* BEGIN TASK INPUT *
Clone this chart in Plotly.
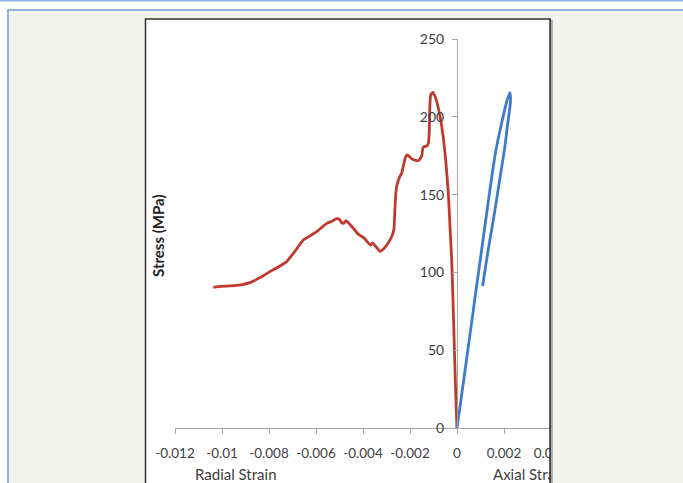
import plotly.graph_objects as go

# ---------------- data ----------------
radial_strain = [0, -0.00005, -0.00011, -0.00017, -0.000226, -0.0003, -0.00037, -0.00048,
                 -0.00065, -0.00080, -0.00093, -0.00103, -0.00112, -0.00116, -0.00118,
                 -0.00122, -0.00130, -0.00137, -0.00145, -0.00150, -0.00162, -0.00175,
                 -0.00193, -0.00210, -0.00218, -0.00226, -0.00235, -0.00245, -0.00252,
                 -0.00258, -0.00262, -0.00265, -0.00268, -0.00275, -0.00292, -0.00310,
                 -0.00328, -0.00345, -0.00359, -0.00367, -0.00378, -0.00395, -0.00420,
                 -0.00445, -0.00472, -0.00482, -0.00491, -0.00500, -0.00512, -0.00530,
                 -0.00554, -0.00575, -0.00597, -0.00625, -0.00654, -0.00690, -0.00725,
                 -0.00760, -0.00796, -0.00840, -0.00881, -0.00920, -0.00966, -0.01005,
                 -0.01037]
radial_stress = [0, 20, 50, 82, 108, 130, 151, 172,
                 194, 206, 213, 215.7, 214, 205, 190,
                 183, 181, 181, 180, 175, 172, 172,
                 173, 175.5, 174.5, 170, 164, 161, 158,
                 154, 147, 138, 128, 124, 119, 115.5,
                 113.5, 116.5, 119, 117.5, 119, 122, 124.5,
                 129, 133.2, 131.5, 132, 134, 134.5, 133,
                 131.5, 129, 126.2, 123.5, 120.8, 113.5, 106.9,
                 103.5, 100.5, 96.5, 93.4, 92.0, 91.3, 91.0,
                 90.4]

axial_strain = [0, 0.00037, 0.00075, 0.0011, 0.0014, 0.00165, 0.0019, 0.00212, 0.00225,
                0.00228, 0.00226, 0.00215, 0.00204, 0.0018, 0.00155, 0.0013, 0.00109]
axial_stress = [0, 40, 82, 120, 153, 178, 196, 210, 215.5,
                212, 207, 195, 181, 158, 134, 112, 91.3]

x_tickvals = [-0.012, -0.01, -0.008, -0.006, -0.004, -0.002, 0, 0.002, 0.004]
x_ticktext = ["-0.012", "-0.01", "-0.008", "-0.006", "-0.004", "-0.002", "0", "0.002", "0.004"]
y_tickvals = [0, 50, 100, 150, 200, 250]

# ---------------- layout geometry (pixels) ----------------
W, H = 683, 483
L, R, T, B = 175, 560, 39, 428
PX_PER_UNIT = (457 - 175) / 0.012
x_min = -0.012
x_max = x_min + (R - L) / PX_PER_UNIT
y_min, y_max = 0, 250


def px(x):
    return (x - L) / (R - L)


def py(y):
    return (B - y) / (B - T)


BG = "#f3f3ee"
BLUE_BORDER = "#8fb4e3"
TXT = "#404040"
FONT = "Lato"

fig = go.Figure()
fig.add_trace(go.Scatter(x=radial_strain, y=radial_stress, mode="lines",
                         line=dict(color="#c0392f", width=2.8, shape="spline", smoothing=0.4),
                         showlegend=False))
fig.add_trace(go.Scatter(x=axial_strain, y=axial_stress, mode="lines",
                         line=dict(color="#3d7cca", width=2.8, shape="spline", smoothing=0.4),
                         showlegend=False))

shapes = [
    # page background panel
    dict(type="rect", xref="paper", yref="paper", x0=px(8), x1=px(W + 5), y0=py(10), y1=py(H + 5),
         fillcolor=BG, line=dict(width=0), layer="below"),
    # top blue lines and left border
    dict(type="rect", xref="paper", yref="paper", x0=px(-5), x1=px(W + 5), y0=py(0), y1=py(1.5),
         fillcolor=BLUE_BORDER, line=dict(width=0), layer="below"),
    dict(type="rect", xref="paper", yref="paper", x0=px(7), x1=px(W + 5), y0=py(9), y1=py(11),
         fillcolor=BLUE_BORDER, line=dict(width=0), layer="below"),
    dict(type="rect", xref="paper", yref="paper", x0=px(7), x1=px(9), y0=py(9), y1=py(H + 5),
         fillcolor=BLUE_BORDER, line=dict(width=0), layer="below"),
    # white chart box
    dict(type="rect", xref="paper", yref="paper", x0=px(145.5), x1=px(551), y0=py(19), y1=py(H + 10),
         fillcolor="white", line=dict(color="#333333", width=1.5), layer="below"),
    # cover to the right of the chart box (clips the axis)
    dict(type="rect", xref="paper", yref="paper", x0=px(551), x1=px(W + 5), y0=py(11.5), y1=py(H + 5),
         fillcolor=BG, line=dict(width=0), layer="above"),
    dict(type="line", xref="paper", yref="paper", x0=px(550), x1=px(550), y0=py(19), y1=py(H + 5),
         line=dict(color="#333333", width=1.5), layer="above"),
    dict(type="line", xref="paper", yref="paper", x0=px(552), x1=px(552), y0=py(20), y1=py(H + 5),
         line=dict(color="#9a9a9a", width=1.5), layer="above"),
]

annotations = [
    dict(text="Radial Strain", x=px(236), y=py(474), xref="paper", yref="paper",
         showarrow=False, xanchor="center", yanchor="middle",
         font=dict(family=FONT, size=15, color=TXT)),
    dict(text="Axial Strain", x=px(491), y=py(474), xref="paper", yref="paper",
         showarrow=False, xanchor="left", yanchor="middle", align="left", width=58,
         font=dict(family=FONT, size=15, color=TXT)),
    dict(text="<b>Stress (MPa)</b>", x=px(158), y=py(236), xref="paper", yref="paper",
         showarrow=False, xanchor="center", yanchor="middle", textangle=-90,
         font=dict(family=FONT, size=15, color="#222222")),
]

fig.update_layout(
    width=W, height=H,
    margin=dict(l=L, r=W - R, t=T, b=H - B, pad=0),
    paper_bgcolor="white",
    plot_bgcolor="rgba(0,0,0,0)",
    shapes=shapes,
    annotations=annotations,
    showlegend=False,
    xaxis=dict(range=[x_min, x_max], tickvals=x_tickvals, ticktext=x_ticktext,
               showgrid=False, zeroline=False, showline=True, linecolor="#a6a6a6", linewidth=1,
               ticks="outside", ticklen=5, tickcolor="#a6a6a6",
               tickfont=dict(family=FONT, size=13.5, color=TXT), ticklabelstandoff=8,
               fixedrange=True),
    yaxis=dict(range=[y_min, y_max], tickvals=y_tickvals, anchor="free",
               position=(0 - x_min) / (x_max - x_min),
               showgrid=False, zeroline=False, showline=True, linecolor="#a6a6a6", linewidth=1,
               ticks="outside", ticklen=5, tickcolor="#a6a6a6",
               tickfont=dict(family=FONT, size=14, color=TXT), ticklabelstandoff=5,
               fixedrange=True),
)

fig.write_html("out.html")
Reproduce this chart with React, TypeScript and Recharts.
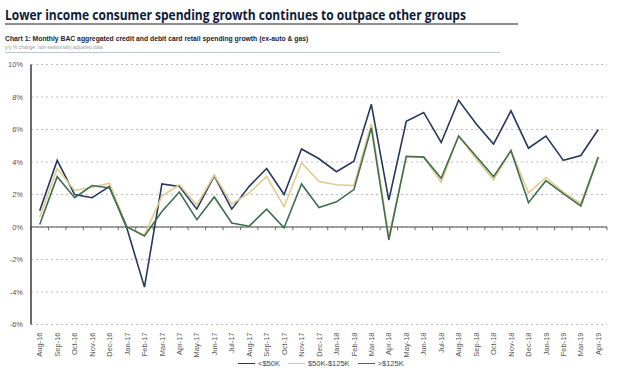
import { LineChart, Line, XAxis, YAxis, CartesianGrid, ReferenceLine } from 'recharts';

// Monthly y/y % change, Aug-16 .. Apr-19
const MONTHS = [
  'Aug-16', 'Sep-16', 'Oct-16', 'Nov-16', 'Dec-16', 'Jan-17', 'Feb-17', 'Mar-17', 'Apr-17',
  'May-17', 'Jun-17', 'Jul-17', 'Aug-17', 'Sep-17', 'Oct-17', 'Nov-17', 'Dec-17', 'Jan-18',
  'Feb-18', 'Mar-18', 'Apr-18', 'May-18', 'Jun-18', 'Jul-18', 'Aug-18', 'Sep-18', 'Oct-18',
  'Nov-18', 'Dec-18', 'Jan-19', 'Feb-19', 'Mar-19', 'Apr-19',
];

const UNDER_50K = [
  1.0, 4.1, 2.0, 1.8, 2.5, -0.1, -3.7, 2.65, 2.5, 1.1, 3.15, 1.1, 2.5, 3.6, 2.0, 4.8, 4.2,
  3.4, 4.05, 7.55, 1.65, 6.5, 7.05, 5.2, 7.8, 6.35, 5.1, 7.15, 4.85, 5.6, 4.1, 4.4, 6.0,
];

const MID_50K_125K = [
  0.6, 3.6, 2.25, 2.45, 2.7, 0.0, -0.5, 1.9, 2.6, 1.35, 3.2, 1.4, 2.1, 3.1, 1.25, 3.95, 2.8,
  2.6, 2.55, 6.35, -0.6, 4.3, 4.3, 2.75, 5.6, 4.2, 2.9, 4.7, 2.1, 3.05, 2.15, 1.45, 4.3,
];

const OVER_125K = [
  0.15, 3.1, 1.8, 2.55, 2.4, 0.0, -0.55, 0.95, 2.15, 0.45, 1.85, 0.25, 0.05, 1.1, -0.05, 2.65,
  1.2, 1.55, 2.3, 6.1, -0.8, 4.35, 4.3, 3.0, 5.6, 4.35, 3.1, 4.7, 1.5, 2.85, 2.05, 1.3, 4.3,
];

const Y_TICKS = [-6, -4, -2, 0, 2, 4, 6, 8, 10];

const NAVY = '#26395a';
const TAN = '#e2cb8f';
const GREEN = '#3f6f4e';
const NARROW = '"Liberation Sans Narrow", "Arial Narrow", sans-serif';

const data = MONTHS.map((m, i) => ({
  idx: i,
  month: m,
  under50: UNDER_50K[i],
  mid: MID_50K_125K[i],
  over125: OVER_125K[i],
}));

// category boundaries for the little tick marks on the zero line
const boundaries = [-0.5, ...MONTHS.map((_, i) => i + 0.5)];

function MonthTick({ x, y, payload }: { x: number; y: number; payload: { value: number } }) {
  return (
    <text
      x={x}
      y={y}
      dy="0.35em"
      transform={`rotate(-90 ${x} ${y})`}
      textAnchor="end"
      fontSize={7.5}
      fontFamily={NARROW}
      fill="#555"
    >
      {MONTHS[payload.value]}
    </text>
  );
}

const LEGEND = [
  { label: '<$50K', color: NAVY },
  { label: '$50K-$125K', color: TAN },
  { label: '>$125K', color: GREEN },
];

export default function App() {
  return (
    <div
      style={{
        position: 'absolute',
        left: 0,
        top: 0,
        width: 630,
        height: 377,
        background: '#fff',
        overflow: 'hidden',
      }}
    >
      {/* Title */}
      <div
        style={{
          position: 'absolute',
          left: 5,
          top: 4,
          fontFamily: '"Open Sans", sans-serif',
          fontWeight: 700,
          fontSize: 15,
          color: '#0d1b3a',
          whiteSpace: 'nowrap',
          transform: 'scaleX(0.8)',
          transformOrigin: 'left top',
        }}
      >
        Lower income consumer spending growth continues to outpace other groups
      </div>
      <div style={{ position: 'absolute', left: 5, top: 23, width: 513, height: 2, background: '#8e8e8e' }} />

      <div
        style={{
          position: 'absolute',
          left: 5,
          top: 35,
          fontFamily: NARROW,
          fontWeight: 700,
          fontSize: 6.8,
          color: '#1d2433',
          whiteSpace: 'nowrap',
        }}
      >
        Chart 1: Monthly BAC aggregated credit and debit card retail spending growth (ex-auto &amp; gas)
      </div>
      <div
        style={{
          position: 'absolute',
          left: 5,
          top: 44,
          fontFamily: NARROW,
          fontSize: 5,
          color: '#9a9a9a',
          whiteSpace: 'nowrap',
        }}
      >
        y/y % change, non-seasonally adjusted data
      </div>
      <div style={{ position: 'absolute', left: 5, top: 52, width: 495, height: 1, background: '#b9c8d4' }} />

      <LineChart
        width={630}
        height={377}
        data={data}
        margin={{ top: 64.5, right: 23, bottom: 22.5, left: 0 }}
        style={{ position: 'absolute', left: 0, top: 0 }}
      >
        <CartesianGrid vertical={false} strokeDasharray="2 3" stroke="#bdbdbd" />
        <XAxis
          dataKey="idx"
          type="number"
          domain={[-0.5, 32.5]}
          ticks={MONTHS.map((_, i) => i)}
          interval={0}
          axisLine={false}
          tickLine={false}
          height={30}
          tick={MonthTick}
        />
        <YAxis
          domain={[-6, 10]}
          ticks={Y_TICKS}
          interval={0}
          width={31}
          tickFormatter={(v: number) => `${v}%`}
          tick={{ fontSize: 7.5, fill: '#555', fontFamily: NARROW }}
          axisLine={{ stroke: '#3a3a3a', strokeWidth: 1.5 }}
          tickLine={false}
        />
        <ReferenceLine y={0} stroke="#4a4a4a" strokeWidth={1.2} />
        {boundaries.map((b) => (
          <ReferenceLine
            key={b}
            segment={[
              { x: b, y: 0 },
              { x: b, y: -0.2 },
            ]}
            stroke="#4a4a4a"
            strokeWidth={0.8}
          />
        ))}
        <Line dataKey="under50" stroke={NAVY} strokeWidth={1.6} dot={false} isAnimationActive={false} />
        <Line dataKey="mid" stroke={TAN} strokeWidth={1.6} dot={false} isAnimationActive={false} />
        <Line dataKey="over125" stroke={GREEN} strokeWidth={1.6} dot={false} isAnimationActive={false} />
      </LineChart>

      {/* Legend */}
      <div
        style={{
          position: 'absolute',
          left: 238,
          top: 359,
          display: 'flex',
          alignItems: 'center',
          gap: 8,
          fontFamily: NARROW,
          fontSize: 7.5,
          color: '#444',
        }}
      >
        {LEGEND.map((l) => (
          <div key={l.label} style={{ display: 'flex', alignItems: 'center', gap: 3 }}>
            <span style={{ display: 'inline-block', width: 17, height: 1.6, background: l.color }} />
            <span>{l.label}</span>
          </div>
        ))}
      </div>
    </div>
  );
}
* END TASK INPUT *
_PROBLEM DESCRIPTION_.
Begin at the first line of the material and copy each line exactly through the one containing "import plotly.graph_objects as go". Omit pictures.

_OUTPUT FOR THIS EXERCISE_.
Clone this chart in Plotly.
import plotly.graph_objects as go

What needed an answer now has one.